Friday, April 1, 2011

THE PROPERTY TAX GAP: When the rich pay nothing, school children suffer

At this month's League of Women Voters candidate forum, audience member Dick Parker asked school board candidates when they would raise property taxes. 
When low tax revenues put student achievement at risk answered Helen Wade -- the most accomplished speaker among the candidates -- and the most achievement focused.   Wade also emphasized that Columbia's students deserve no less and should settle for no less than the absolute best education this community can provide. 
Problem is, Columbia is settling for less than the best, and low tax revenues are putting student achievement at risk.  Just maybe not in the way you might think. 
Call it the property tax gap -- the difference between what Boone County's very rich -- billionaires and multi-millionaires with sizeable real estate holdings -- pay versus what the rest of us pay.   
Schools and other public services are losing out on tens if not hundreds of millions of dollars of property tax valuation, most of it locked up in dubious land-use designations used to shield prime assets.  
It's a wide-reaching problem this publication has reported on too many times to count -- an insidious crisis that tolls like a petty blackmailer, taking from every average taxpayer; more from every school teacher; even more from every aging Columbia or Boone County school building that desperately needs basic improvements (like air conditioning and mold-free conditions); even more again from annual budgets, slashed tremendously in recent years to accomodate those wealthy enough to pay so little.    
The property tax gap is also a dirty little secret virtually anyone in leadership knows well, but about which no proposed remedy has yet succeeded.  At City Hall, when Council members requested action; and at Columbia Public Schools, when School Board members requested action, their inquiries were squelched. 
School Board president Jan Mees took the time to complete a lengthy survey about the issue.  After personally investigating undertaxed properties herself, Mees was left scratching her head as to why the owners paid so little in property taxes.  In the end, she could only defer to the State. 

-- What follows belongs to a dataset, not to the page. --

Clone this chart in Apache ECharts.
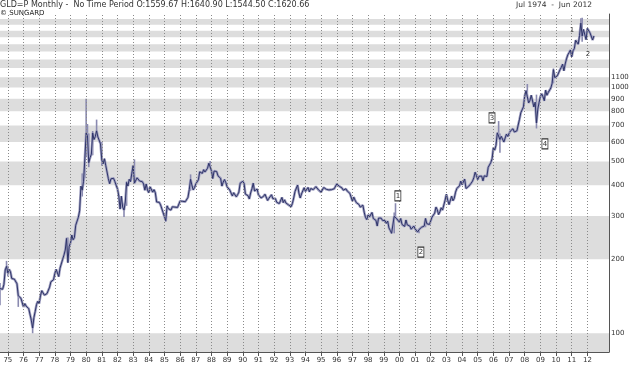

"From this exercise, one is led to conclude that there are inconsistencies, discrepancies, or inequities in the valuations and taxes assessed on some properties.  But there are state laws and statutes regulating this valuation process," Mees wrote. "School Boards do not take part in determining property value." 

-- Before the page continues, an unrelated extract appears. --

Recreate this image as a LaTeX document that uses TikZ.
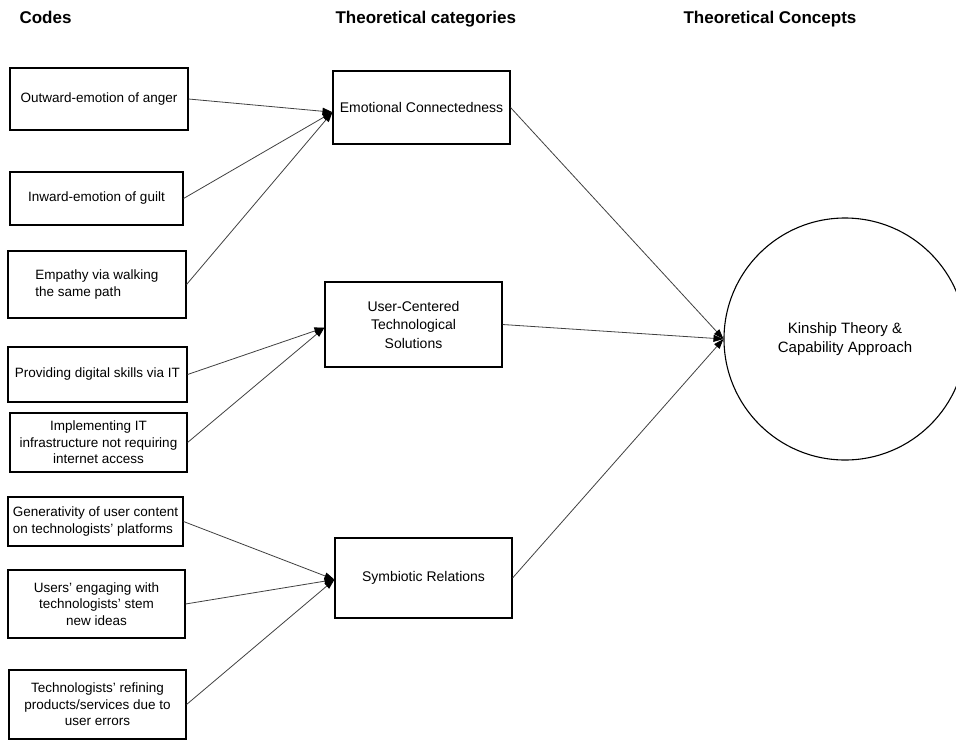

experienced candidates also got on eyeful, exploring the property tax gap for themselves. 
"As our schools suffer directly from undervalued tax assessments, I believe based on the information provided that we certainly could have a problem," said current Columbia City Councilman Jason Thornhill, in response to a 2009 candidate questionnaire.  "I still think it will be tricky to tax someone entirely upon the possibility of what they could do.  I also know that there are many, many undervalued parcels of land that are effectively costing our schools and public safety entities money due to their gross underpayment of tax."
"If there is a systematic bias in assessed values that undervalues certain types of property, it would be in the interest of the school district to investigate," said current School Board member Michelle Pruitt.
"The issues raised and the information presented in the articles are something the new Council and Board of Education will need to discuss in great detail," said current School Board member Christine King.   
"First, everyone will need to be schooled and educated on how land should be assessed. If the laws are being followed, then what is the problem -- is it the assessment or the law? If the laws on assessment are not being followed and applied fairly, then we need to address that issue appropriately. We must be diligent and also treat each situation on its merits."